Read, Eat, Drink–Weekend Roundup

This week’s “read” is more of a “look”–just as we’re on the conversation of book covers, Buzzfeed released a list of 32 of the Most Beautiful Book Covers of 2014. There are some really excellent covers on here, and though the list skews toward upmarket literary fiction (where there are less conventions to adhere to than genre fiction or nonfiction), it’s still a great example of what’s working in the market now. And while it’s tempting to just say “It’s pretty. I like it.” (I do this ALL the time, heh), it’s much more helpful to try to dissect why it works. Here are my favorites and why I think they are awesome:


Gold foil is very hot right now in the online world, but this is the first book cover I’ve seen tap into the trend. It’s a bit hard to tell from this image if they used full gold foil on the entire cover or just reserved it for the author’s name (since this is an expensive production add-on), but it looks incredible. It’s eye-catching enough to stand out on a bookstore table, but it also doesn’t pigeonhole the book into too narrow of a genre. I think the cover of the hardcover edition of the work (which you can see here) looked too science-fiction-y, but you can tell by the back cover copy that this book is meant to be genre-defying.

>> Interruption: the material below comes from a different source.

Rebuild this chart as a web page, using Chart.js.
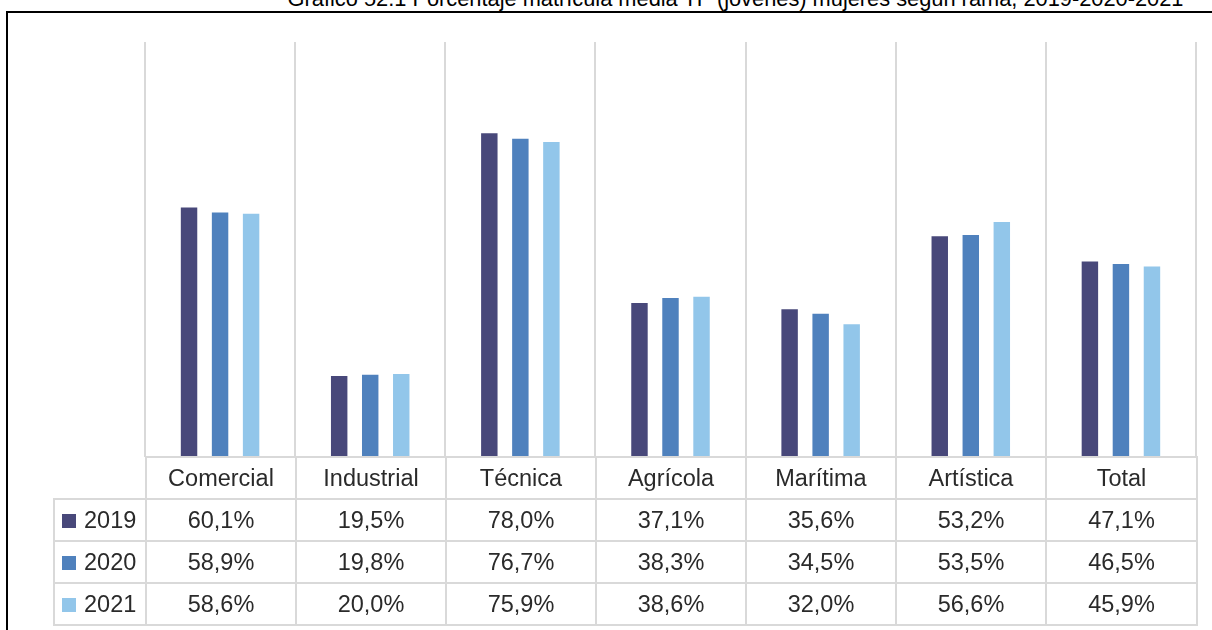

And for that, you need an ungenred, ungendered cover!


I love the eerie feel of this cover! This just feels like a cover concept that came from a flash of creative genius–it’s the perfect image for the title, without being too obvious or generic. It’s also a great example of how playing with type, rather than color or finish, can be eye-catching in its own way. If you saw this on a table at your local bookstore, wouldn’t you take a second look to unscramble the title? And then maybe turn over the book to read the back cover copy? That’s the objective of any book cover–to lure a browser in and entice them to read the copy, and ultimately, to buy the book. And from there, the author has the opportunity to turn that casual browser into a lifelong fan.


This cover is a perfect example of how a custom hand-lettered font can make a cover pop (more on the importance of font choice here). Handlettered text is probably the biggest trend in book covers (and elsewhere) right now, and I have to admit that I love it just as much as the next trend-follower. I’ve been seeing big, bold hand-lettered titles all over the place, on every type of book, which makes me wonder when they’ll stop being eye-catching and start looking tired. That’s the tough thing about following a trend–it’s hard to judge if we’re on the ascent of popularity or at its peak. My guess? I think hand-lettering still has another few years of shelf-life, but it will eventually lose its impact. Until then, I’ll keep pretending that my horrible handwriting is intentionally sloppy hand-lettering.

I may be the last person on this green earth who can’t poach an egg. I time it, I swirl, I stream vinegar, I say my Hail Marys, and the stupid egg still turns into a sloppy, soupy mess. I just can’t do it.

I’m sort of like a desperate dieter, always on the look out for the next quick fix. A new gadget? Okay. A new add-in to the water? Why not? I’ll try anything.

And so here’s the new method I plan on trying, courtesy of the new cooking technique videos up at the New York Times Cooking site. It calls for boiling the egg, shell on, for a few seconds, then cracking it into a bowl and dropping it into swirling water.

All I can say is, this better work. –side eye to the NYT–



Have you heard of the new beertail trend? It is pretty incredible. Bartenders around the country are starting to turn beers into cocktails by adding liquor, bitters, fruit juices, and anything else you’d normally keep very, very far away from your beer. Jarrett was all over this trend and made a delicious Southern 75 this week, which he claims is now his new favorite drink. Here’s the recipe:

6 oz. of an IPA (We used one from our local brewery, Port City Brewing Company.)
2 oz. bourbon (Four Roses is the new favorite around our house.)
3/4 oz. fresh-squeezed lemon juice
1/2 oz. simple syrup (We got fancy and spiked our simple syrup with cinnamon sticks while it boiled, but this is optional.)

Shake the bourbon, lemon juice, and simple syrup in a shaker with ice. Pour the beer into a collins glass, then strain the bourbon mixture into the glass and garnish with a lemon peel.

This drink is a strong one, so enjoy responsibly with abandon!